With the other seal structure 160 and the several post seal structures 170 in position, the floating roof 100 is not only fluid-tight, but is also vapor-tight, whereby to trap and hold the petroleum vapors that are always present above the stored petroleum 30. In this manner, the escape of the petroleum vapor from the storage tank 20 is positively prevented, thus to prevent loss of the petroleum from the tank 20. Furthermore, the several sealing elements maintain the sealing contact with the surfaces of the shell 21 and the posts 25, respectively, as the floating roof 100 rises and falls in accordance with the addition and withdrawal of the petroleum 30 to and from the storage tank 20.

From the foregoing, it will be seen that there has been provided a novel sectional floating roof construction, and in particular, a novel means for interconnecting adjacent roof sections by means of integral lugs formed on each roof section.

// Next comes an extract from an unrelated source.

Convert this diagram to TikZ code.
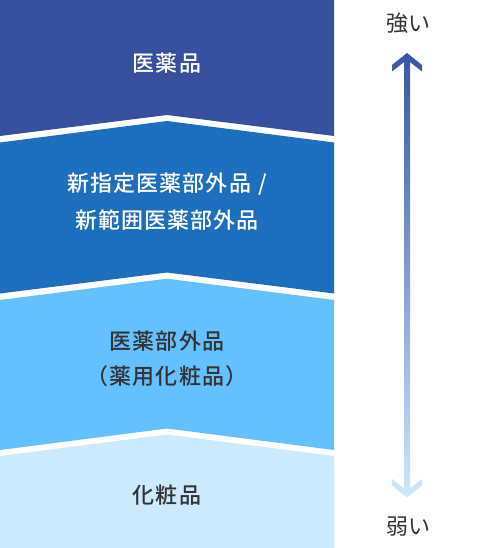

Furthermore, there has been provided a novel sectional floating roof wherein the roof sections are interconnected by pairs of interlocking lugs, the lugs of one adjacent section being disposed through complementary openings in the other adjacent section and in overlapping relationship with a corresponding pair of lugs on the other adjacent section, the overlapping pairs of lugs being bent into locking engagement with one another.

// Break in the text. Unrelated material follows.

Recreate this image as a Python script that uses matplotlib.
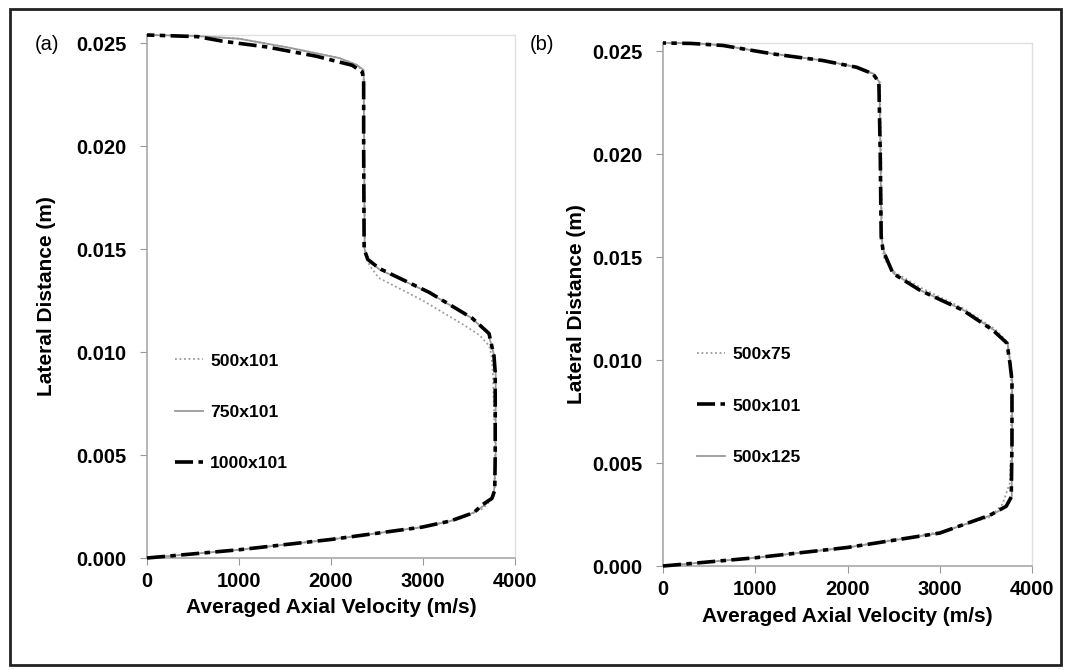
import matplotlib
matplotlib.use("Agg")
import matplotlib.pyplot as plt
from matplotlib.patches import Rectangle

plt.rcParams['font.family'] = ['Liberation Sans', 'DejaVu Sans']

# panel (a): grid study in axial direction
a_labels = ['500x101', '750x101', '1000x101']
a_y_500 = [0, 0.0004, 0.0009, 0.0015, 0.0019, 0.0024, 0.0029, 0.0035, 0.0060, 0.0090, 0.0098,
           0.0103, 0.0108, 0.0113, 0.0125, 0.0136, 0.0142, 0.0148, 0.0200, 0.0236, 0.02395,
           0.02428, 0.02478, 0.02522, 0.02536, 0.0254]
a_u_500 = [0, 1000, 2000, 3000, 3400, 3650, 3760, 3785, 3780, 3760, 3745,
           3720, 3620, 3450, 3000, 2520, 2420, 2370, 2360, 2355, 2280,
           2090, 1550, 1000, 500, 0]
a_y_750 = [0, 0.0004, 0.0009, 0.0015, 0.0018, 0.0022, 0.0026, 0.0030, 0.0050, 0.0090, 0.0098,
           0.0109, 0.01165, 0.0129, 0.0140, 0.0145, 0.0150, 0.0200, 0.0237, 0.02395, 0.02428,
           0.02478, 0.02522, 0.02536, 0.0254]
a_u_750 = [0, 1000, 2000, 2990, 3300, 3550, 3680, 3770, 3790, 3790, 3775,
           3710, 3530, 3060, 2530, 2400, 2365, 2360, 2355, 2280, 2090,
           1550, 1000, 500, 0]
a_y_1000 = [0, 0.0004, 0.0009, 0.0015, 0.0018, 0.0022, 0.0026, 0.0029, 0.0033, 0.0050, 0.0090,
            0.0098, 0.0109, 0.01165, 0.0129, 0.01406, 0.0145, 0.0150, 0.0200, 0.0232, 0.0236,
            0.02393, 0.02437, 0.02482, 0.0251, 0.02532, 0.0254]
a_u_1000 = [0, 1000, 2000, 2990, 3300, 3550, 3650, 3750, 3780, 3785, 3785,
            3772, 3718, 3534, 3068, 2526, 2400, 2360, 2355, 2355, 2340,
            2230, 1840, 1300, 820, 550, 0]

# panel (b): grid study in lateral direction
b_labels = ['500x75', '500x101', '500x125']
b_y_75 = [0, 0.0004, 0.0009, 0.00165, 0.00238, 0.0030, 0.00403, 0.0060, 0.0090, 0.0099,
          0.0109, 0.0115, 0.0125, 0.0135, 0.0143, 0.0149, 0.0155, 0.0200, 0.0235, 0.0239,
          0.02422, 0.02455, 0.02487, 0.02528, 0.0254, 0.0254]
b_u_75 = [0, 1000, 2000, 3000, 3545, 3680, 3760, 3775, 3775, 3765,
          3730, 3600, 3260, 2800, 2500, 2400, 2375, 2365, 2350, 2276,
          2100, 1730, 1190, 650, 300, 0]
b_y_101 = [0, 0.0004, 0.0009, 0.0016, 0.00247, 0.0029, 0.00335, 0.0060, 0.0090, 0.00985,
           0.01082, 0.01145, 0.01242, 0.01339, 0.01421, 0.01533, 0.0160, 0.0200, 0.0235, 0.0239,
           0.02422, 0.02455, 0.02487, 0.02528, 0.02538, 0.0254]
b_u_101 = [0, 1000, 2000, 3000, 3545, 3720, 3775, 3783, 3783, 3761,
           3729, 3577, 3252, 2786, 2493, 2385, 2365, 2355, 2340, 2276,
           2100, 1730, 1190, 650, 300, 0]
b_y_125 = [0, 0.0004, 0.0009, 0.0016, 0.00247, 0.0029, 0.00335, 0.0060, 0.0090, 0.00985,
           0.01082, 0.01145, 0.01242, 0.01339, 0.01421, 0.01533, 0.0160, 0.0200, 0.0235, 0.0239,
           0.02422, 0.02455, 0.02487, 0.02528, 0.0254, 0.0254]
b_u_125 = [0, 1000, 2000, 3000, 3560, 3730, 3780, 3785, 3785, 3765,
           3735, 3590, 3260, 2790, 2500, 2390, 2368, 2357, 2345, 2285,
           2110, 1740, 1200, 660, 300, 0]

x_ticks = [0, 1000, 2000, 3000, 4000]
y_ticks = [0.000, 0.005, 0.010, 0.015, 0.020, 0.025]

dotted = dict(color='#9a9a9a', lw=1.3, ls=(0, (1, 1.5)), zorder=2)
solid = dict(color='#9a9a9a', lw=1.3, ls='-', zorder=3)
dashed = dict(color='black', lw=2.6, ls=(0, (5, 1.5, 1.5, 1.5)), zorder=4)


def style_axes(ax, tag, tag_x, xpad, ypad):
    ax.set_xlim(0, 4000)
    ax.set_ylim(0, 0.0254)
    ax.set_xticks(x_ticks)
    ax.set_yticks(y_ticks)
    ax.set_xticklabels([str(v) for v in x_ticks], fontsize=14.5, fontweight='bold')
    ax.set_yticklabels(['%.3f' % v for v in y_ticks], fontsize=14.5, fontweight='bold')
    ax.tick_params(axis='y', direction='out', length=5, color='#999999', pad=10)
    ax.tick_params(axis='x', direction='out', length=5, color='#999999', pad=5)
    for s in ['left', 'bottom']:
        ax.spines[s].set_color('#a8a8a8')
        ax.spines[s].set_linewidth(1.2)
    for s in ['top', 'right']:
        ax.spines[s].set_color('#e0e0e0')
        ax.spines[s].set_linewidth(1.0)
    ax.set_xlabel('Averaged Axial Velocity (m/s)', fontsize=15, fontweight='bold', labelpad=xpad)
    ax.set_ylabel('Lateral Distance (m)', fontsize=15, fontweight='bold', labelpad=ypad)
    fig.text(tag_x, 0.934, tag, fontsize=14.5, va='center')


fig = plt.figure(figsize=(10.67, 6.70), dpi=100)
ax1 = fig.add_axes([147 / 1067, 1 - 558 / 670, 368 / 1067, 523 / 670])
ax2 = fig.add_axes([663 / 1067, 1 - 566 / 670, 369 / 1067, 523 / 670])

ax1.plot(a_u_500, a_y_500, label=a_labels[0], clip_on=False, **dotted)
ax1.plot(a_u_750, a_y_750, label=a_labels[1], clip_on=False, **solid)
ax1.plot(a_u_1000, a_y_1000, label=a_labels[2], clip_on=False, **dashed)
style_axes(ax1, '(a)', 35 / 1067, 5, 14)
ax1.legend(loc='center left', bbox_to_anchor=(0.076, 0.279), frameon=False,
           prop={'size': 12.6, 'weight': 'bold'}, handlelength=1.6, handletextpad=0.4,
           labelspacing=2.05, borderpad=0, borderaxespad=0)

ax2.plot(b_u_75, b_y_75, label=b_labels[0], clip_on=False, **dotted)
ax2.plot(b_u_101, b_y_101, label=b_labels[1], clip_on=False, **dashed)
ax2.plot(b_u_125, b_y_125, label=b_labels[2], clip_on=False, **solid)
style_axes(ax2, '(b)', 530 / 1067, 6, 4)
ax2.legend(loc='center left', bbox_to_anchor=(0.092, 0.306), frameon=False,
           prop={'size': 12.6, 'weight': 'bold'}, handlelength=1.6, handletextpad=0.4,
           labelspacing=2.05, borderpad=0, borderaxespad=0)

# outer frame
fig.patches.append(Rectangle((10 / 1067, 1 - 665 / 670), 1051 / 1067, 656 / 670,
                             transform=fig.transFigure, fill=False, lw=2, ec='#222222'))

fig.savefig('out.png', dpi=100)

In addition, there has been provided a novel method forming the sectional floating roof by means of die punching the abutting peripheral walls of adjacent sections to form the overlapping pairs of lugs and then bending the overlapping lugs into engagement with each other.

Finally, there has been provided a novel floating roof of the character described, which comprises inner and outer roof sections all secured in place to one another by the means and method described above.

While there has been illustrated and described what is presently considered to be certain preferred embodiment of the invention, it will be understood that various modifications may be made therein which fall within the true spirit and scope of the invention.